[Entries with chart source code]

>> begin

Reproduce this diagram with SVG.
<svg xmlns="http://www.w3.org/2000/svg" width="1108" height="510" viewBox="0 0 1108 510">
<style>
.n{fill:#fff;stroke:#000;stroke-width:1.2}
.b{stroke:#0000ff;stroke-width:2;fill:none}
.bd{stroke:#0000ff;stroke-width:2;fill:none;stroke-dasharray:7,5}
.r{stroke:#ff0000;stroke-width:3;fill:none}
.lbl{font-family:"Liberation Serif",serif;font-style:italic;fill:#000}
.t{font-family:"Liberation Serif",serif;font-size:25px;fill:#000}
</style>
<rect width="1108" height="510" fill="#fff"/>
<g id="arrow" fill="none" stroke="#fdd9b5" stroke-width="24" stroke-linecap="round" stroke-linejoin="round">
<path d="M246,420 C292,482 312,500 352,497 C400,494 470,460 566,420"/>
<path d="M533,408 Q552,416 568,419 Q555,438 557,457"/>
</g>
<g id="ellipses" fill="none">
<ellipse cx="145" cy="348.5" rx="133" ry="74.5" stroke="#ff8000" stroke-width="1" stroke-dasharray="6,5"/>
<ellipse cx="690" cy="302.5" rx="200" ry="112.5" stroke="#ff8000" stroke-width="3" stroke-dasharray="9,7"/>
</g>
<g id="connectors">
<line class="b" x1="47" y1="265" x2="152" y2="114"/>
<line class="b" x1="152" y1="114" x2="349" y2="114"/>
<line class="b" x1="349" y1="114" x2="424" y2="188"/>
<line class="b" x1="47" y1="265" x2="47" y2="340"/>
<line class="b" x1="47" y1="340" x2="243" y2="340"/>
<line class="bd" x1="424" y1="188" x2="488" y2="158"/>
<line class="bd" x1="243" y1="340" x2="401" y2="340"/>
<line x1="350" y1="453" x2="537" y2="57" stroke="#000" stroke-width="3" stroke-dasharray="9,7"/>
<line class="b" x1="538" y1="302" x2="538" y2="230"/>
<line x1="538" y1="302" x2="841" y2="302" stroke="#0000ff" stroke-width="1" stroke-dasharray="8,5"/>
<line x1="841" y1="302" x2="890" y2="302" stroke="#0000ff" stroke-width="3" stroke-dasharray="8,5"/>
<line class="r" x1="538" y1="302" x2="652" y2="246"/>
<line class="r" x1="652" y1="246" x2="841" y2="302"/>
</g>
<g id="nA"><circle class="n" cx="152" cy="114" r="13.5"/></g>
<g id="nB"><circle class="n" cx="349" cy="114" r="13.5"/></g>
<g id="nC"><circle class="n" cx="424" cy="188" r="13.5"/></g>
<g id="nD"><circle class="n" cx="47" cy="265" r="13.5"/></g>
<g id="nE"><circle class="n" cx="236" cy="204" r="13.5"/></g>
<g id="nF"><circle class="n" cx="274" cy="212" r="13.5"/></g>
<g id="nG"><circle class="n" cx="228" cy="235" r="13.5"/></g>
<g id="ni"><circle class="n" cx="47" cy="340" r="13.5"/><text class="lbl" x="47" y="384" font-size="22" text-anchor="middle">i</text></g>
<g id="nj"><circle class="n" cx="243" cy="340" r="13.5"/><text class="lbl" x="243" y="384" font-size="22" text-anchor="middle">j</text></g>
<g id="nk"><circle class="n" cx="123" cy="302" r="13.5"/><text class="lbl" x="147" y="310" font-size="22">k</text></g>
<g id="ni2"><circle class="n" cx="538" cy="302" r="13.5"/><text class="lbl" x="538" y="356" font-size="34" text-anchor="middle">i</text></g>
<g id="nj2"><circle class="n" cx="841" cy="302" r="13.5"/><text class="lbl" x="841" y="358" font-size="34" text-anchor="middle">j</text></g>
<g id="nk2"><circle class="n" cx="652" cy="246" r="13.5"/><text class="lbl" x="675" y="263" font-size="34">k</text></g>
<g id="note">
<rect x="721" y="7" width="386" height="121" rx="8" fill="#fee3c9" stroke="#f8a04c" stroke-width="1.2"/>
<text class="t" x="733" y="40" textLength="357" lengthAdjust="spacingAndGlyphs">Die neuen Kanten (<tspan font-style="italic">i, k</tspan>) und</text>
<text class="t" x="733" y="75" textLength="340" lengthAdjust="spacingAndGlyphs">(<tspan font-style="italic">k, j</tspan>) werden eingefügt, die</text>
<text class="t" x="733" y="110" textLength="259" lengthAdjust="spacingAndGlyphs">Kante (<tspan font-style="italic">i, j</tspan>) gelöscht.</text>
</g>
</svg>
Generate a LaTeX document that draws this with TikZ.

>> end

## WHAT THIS TASK INVOLVES
Quote the entire listing above exactly.

## REPLY TO THE TASK
Reproduce this diagram with SVG.
<svg xmlns="http://www.w3.org/2000/svg" width="1108" height="510" viewBox="0 0 1108 510">
<style>
.n{fill:#fff;stroke:#000;stroke-width:1.2}
.b{stroke:#0000ff;stroke-width:2;fill:none}
.bd{stroke:#0000ff;stroke-width:2;fill:none;stroke-dasharray:7,5}
.r{stroke:#ff0000;stroke-width:3;fill:none}
.lbl{font-family:"Liberation Serif",serif;font-style:italic;fill:#000}
.t{font-family:"Liberation Serif",serif;font-size:25px;fill:#000}
</style>
<rect width="1108" height="510" fill="#fff"/>
<g id="arrow" fill="none" stroke="#fdd9b5" stroke-width="24" stroke-linecap="round" stroke-linejoin="round">
<path d="M246,420 C292,482 312,500 352,497 C400,494 470,460 566,420"/>
<path d="M533,408 Q552,416 568,419 Q555,438 557,457"/>
</g>
<g id="ellipses" fill="none">
<ellipse cx="145" cy="348.5" rx="133" ry="74.5" stroke="#ff8000" stroke-width="1" stroke-dasharray="6,5"/>
<ellipse cx="690" cy="302.5" rx="200" ry="112.5" stroke="#ff8000" stroke-width="3" stroke-dasharray="9,7"/>
</g>
<g id="connectors">
<line class="b" x1="47" y1="265" x2="152" y2="114"/>
<line class="b" x1="152" y1="114" x2="349" y2="114"/>
<line class="b" x1="349" y1="114" x2="424" y2="188"/>
<line class="b" x1="47" y1="265" x2="47" y2="340"/>
<line class="b" x1="47" y1="340" x2="243" y2="340"/>
<line class="bd" x1="424" y1="188" x2="488" y2="158"/>
<line class="bd" x1="243" y1="340" x2="401" y2="340"/>
<line x1="350" y1="453" x2="537" y2="57" stroke="#000" stroke-width="3" stroke-dasharray="9,7"/>
<line class="b" x1="538" y1="302" x2="538" y2="230"/>
<line x1="538" y1="302" x2="841" y2="302" stroke="#0000ff" stroke-width="1" stroke-dasharray="8,5"/>
<line x1="841" y1="302" x2="890" y2="302" stroke="#0000ff" stroke-width="3" stroke-dasharray="8,5"/>
<line class="r" x1="538" y1="302" x2="652" y2="246"/>
<line class="r" x1="652" y1="246" x2="841" y2="302"/>
</g>
<g id="nA"><circle class="n" cx="152" cy="114" r="13.5"/></g>
<g id="nB"><circle class="n" cx="349" cy="114" r="13.5"/></g>
<g id="nC"><circle class="n" cx="424" cy="188" r="13.5"/></g>
<g id="nD"><circle class="n" cx="47" cy="265" r="13.5"/></g>
<g id="nE"><circle class="n" cx="236" cy="204" r="13.5"/></g>
<g id="nF"><circle class="n" cx="274" cy="212" r="13.5"/></g>
<g id="nG"><circle class="n" cx="228" cy="235" r="13.5"/></g>
<g id="ni"><circle class="n" cx="47" cy="340" r="13.5"/><text class="lbl" x="47" y="384" font-size="22" text-anchor="middle">i</text></g>
<g id="nj"><circle class="n" cx="243" cy="340" r="13.5"/><text class="lbl" x="243" y="384" font-size="22" text-anchor="middle">j</text></g>
<g id="nk"><circle class="n" cx="123" cy="302" r="13.5"/><text class="lbl" x="147" y="310" font-size="22">k</text></g>
<g id="ni2"><circle class="n" cx="538" cy="302" r="13.5"/><text class="lbl" x="538" y="356" font-size="34" text-anchor="middle">i</text></g>
<g id="nj2"><circle class="n" cx="841" cy="302" r="13.5"/><text class="lbl" x="841" y="358" font-size="34" text-anchor="middle">j</text></g>
<g id="nk2"><circle class="n" cx="652" cy="246" r="13.5"/><text class="lbl" x="675" y="263" font-size="34">k</text></g>
<g id="note">
<rect x="721" y="7" width="386" height="121" rx="8" fill="#fee3c9" stroke="#f8a04c" stroke-width="1.2"/>
<text class="t" x="733" y="40" textLength="357" lengthAdjust="spacingAndGlyphs">Die neuen Kanten (<tspan font-style="italic">i, k</tspan>) und</text>
<text class="t" x="733" y="75" textLength="340" lengthAdjust="spacingAndGlyphs">(<tspan font-style="italic">k, j</tspan>) werden eingefügt, die</text>
<text class="t" x="733" y="110" textLength="259" lengthAdjust="spacingAndGlyphs">Kante (<tspan font-style="italic">i, j</tspan>) gelöscht.</text>
</g>
</svg>
Generate a LaTeX document that draws this with TikZ.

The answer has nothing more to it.